» What you should do:
Repeat all the material exactly; pictures stay out of your copy.

» Data block:
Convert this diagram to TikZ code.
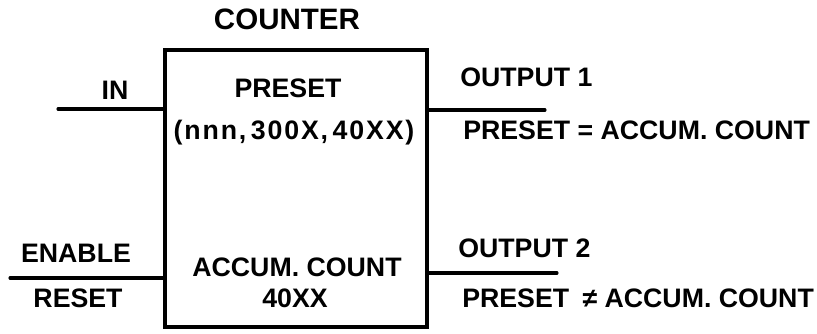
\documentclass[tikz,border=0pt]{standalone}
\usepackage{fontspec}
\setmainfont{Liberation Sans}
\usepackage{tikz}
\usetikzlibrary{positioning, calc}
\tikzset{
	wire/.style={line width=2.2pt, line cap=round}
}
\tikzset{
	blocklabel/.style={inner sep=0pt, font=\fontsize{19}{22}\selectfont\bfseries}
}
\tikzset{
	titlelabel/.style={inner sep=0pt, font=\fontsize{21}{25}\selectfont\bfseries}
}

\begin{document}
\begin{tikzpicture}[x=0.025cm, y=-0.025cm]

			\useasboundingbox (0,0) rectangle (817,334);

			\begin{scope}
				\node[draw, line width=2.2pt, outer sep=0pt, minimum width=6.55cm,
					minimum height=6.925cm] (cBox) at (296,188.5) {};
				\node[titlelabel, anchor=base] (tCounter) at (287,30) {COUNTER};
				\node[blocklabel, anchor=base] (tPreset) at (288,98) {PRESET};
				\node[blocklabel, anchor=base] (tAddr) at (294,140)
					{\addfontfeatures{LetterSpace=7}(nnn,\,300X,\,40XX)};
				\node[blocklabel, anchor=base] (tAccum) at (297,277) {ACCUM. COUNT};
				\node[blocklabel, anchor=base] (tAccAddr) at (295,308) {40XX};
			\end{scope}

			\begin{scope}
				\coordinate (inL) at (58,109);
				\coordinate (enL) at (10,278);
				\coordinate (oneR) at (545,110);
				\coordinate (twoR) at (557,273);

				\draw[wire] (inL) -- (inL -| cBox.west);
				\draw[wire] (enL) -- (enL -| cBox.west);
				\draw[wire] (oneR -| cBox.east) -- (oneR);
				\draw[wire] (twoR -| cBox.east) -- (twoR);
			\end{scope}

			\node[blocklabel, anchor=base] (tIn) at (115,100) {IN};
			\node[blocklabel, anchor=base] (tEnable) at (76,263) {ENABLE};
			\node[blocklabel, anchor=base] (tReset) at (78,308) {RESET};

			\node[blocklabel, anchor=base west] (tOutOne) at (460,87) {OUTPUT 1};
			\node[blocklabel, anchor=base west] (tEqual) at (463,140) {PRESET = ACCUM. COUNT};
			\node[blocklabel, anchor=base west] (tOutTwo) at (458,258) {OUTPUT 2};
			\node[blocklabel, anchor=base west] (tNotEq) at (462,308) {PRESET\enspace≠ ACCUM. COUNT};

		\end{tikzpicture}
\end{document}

» The reply:
Convert this diagram to TikZ code.
\documentclass[tikz,border=0pt]{standalone}
\usepackage{fontspec}
\setmainfont{Liberation Sans}
\usepackage{tikz}
\usetikzlibrary{positioning, calc}
\tikzset{
	wire/.style={line width=2.2pt, line cap=round}
}
\tikzset{
	blocklabel/.style={inner sep=0pt, font=\fontsize{19}{22}\selectfont\bfseries}
}
\tikzset{
	titlelabel/.style={inner sep=0pt, font=\fontsize{21}{25}\selectfont\bfseries}
}

\begin{document}
\begin{tikzpicture}[x=0.025cm, y=-0.025cm]

			\useasboundingbox (0,0) rectangle (817,334);

			\begin{scope}
				\node[draw, line width=2.2pt, outer sep=0pt, minimum width=6.55cm,
					minimum height=6.925cm] (cBox) at (296,188.5) {};
				\node[titlelabel, anchor=base] (tCounter) at (287,30) {COUNTER};
				\node[blocklabel, anchor=base] (tPreset) at (288,98) {PRESET};
				\node[blocklabel, anchor=base] (tAddr) at (294,140)
					{\addfontfeatures{LetterSpace=7}(nnn,\,300X,\,40XX)};
				\node[blocklabel, anchor=base] (tAccum) at (297,277) {ACCUM. COUNT};
				\node[blocklabel, anchor=base] (tAccAddr) at (295,308) {40XX};
			\end{scope}

			\begin{scope}
				\coordinate (inL) at (58,109);
				\coordinate (enL) at (10,278);
				\coordinate (oneR) at (545,110);
				\coordinate (twoR) at (557,273);

				\draw[wire] (inL) -- (inL -| cBox.west);
				\draw[wire] (enL) -- (enL -| cBox.west);
				\draw[wire] (oneR -| cBox.east) -- (oneR);
				\draw[wire] (twoR -| cBox.east) -- (twoR);
			\end{scope}

			\node[blocklabel, anchor=base] (tIn) at (115,100) {IN};
			\node[blocklabel, anchor=base] (tEnable) at (76,263) {ENABLE};
			\node[blocklabel, anchor=base] (tReset) at (78,308) {RESET};

			\node[blocklabel, anchor=base west] (tOutOne) at (460,87) {OUTPUT 1};
			\node[blocklabel, anchor=base west] (tEqual) at (463,140) {PRESET = ACCUM. COUNT};
			\node[blocklabel, anchor=base west] (tOutTwo) at (458,258) {OUTPUT 2};
			\node[blocklabel, anchor=base west] (tNotEq) at (462,308) {PRESET\enspace≠ ACCUM. COUNT};

		\end{tikzpicture}
\end{document}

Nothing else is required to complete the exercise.